Rather, when you look at what party people with authoritarian beliefs are drawn to, the people who believe in obedience to an authority on the grounds that it is an authority, they tend to be drawn to the Republican Party.

And when you look at what party people with totalitarian beliefs are drawn to, the people who want to use the state to force other people to become "better", they tend to be drawn to the Democratic Party.

I personally don't support either approach, but if I have to choose the lesser of two evils, I choose authoritarians over the totalitarians.

This holds especially in the US, where the Constitution hold the key to legitimacy; there's only so authoritarian you can be in the US without willfully ignoring the text. But authoritarian regimes are generally more pleasant over time than totalitarian ones; Taiwan and South Korea, even before they made their democratic transitions, beat Cuba and North Korea hollow. Franco's authoritarian Spain was no paradise, but it was superior to totalitarian-held Poland. And so on.

Michael K said...

"Rather, when you look at what party people with authoritarian beliefs are drawn to, the people who believe in obedience to an authority on the grounds that it is an authority, they tend to be drawn to the Republican Party. "

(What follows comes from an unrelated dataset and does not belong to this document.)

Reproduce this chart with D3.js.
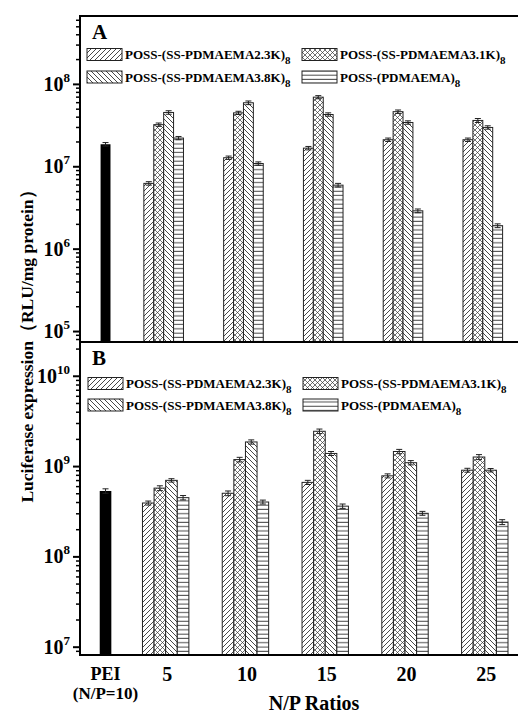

You really need to get out more. This is a myth. Was Mussolini a Republican ? That's the best analogy for the Democratic Party right now. Hitler was too crazy but Hollywood was full of fans of Mussolini. He was in a movie with Lionel Barrymore.

Insufficiently Sensitive said...

Unsuprisingly, Fanlund doesn't follow up with any questions about whether authoritarianism ever manifests itself in Democratic Party politics or whether some people with the authoritarian personality trait ever feel drawn into the hopes and dreams of left-liberal projects.


Scratch a liberal, expose the totalitarian.

Insufficiently Sensitive said...

Back when there was some kind of poll which revealed that 1000 psychiatrists believed that Goldwater was too crazy to be President.

That poll was invented by the same ad agency that pictured Obama, surrounding guys in doctor costumes, hyping Obamacare.

Archie said...

"The upcoming civil war is awaiting only a rational basis for determining geographical divisions,the locations of the battle fields and the development of an alternate command and control structure."

There's a prediction of the future for you free gratis.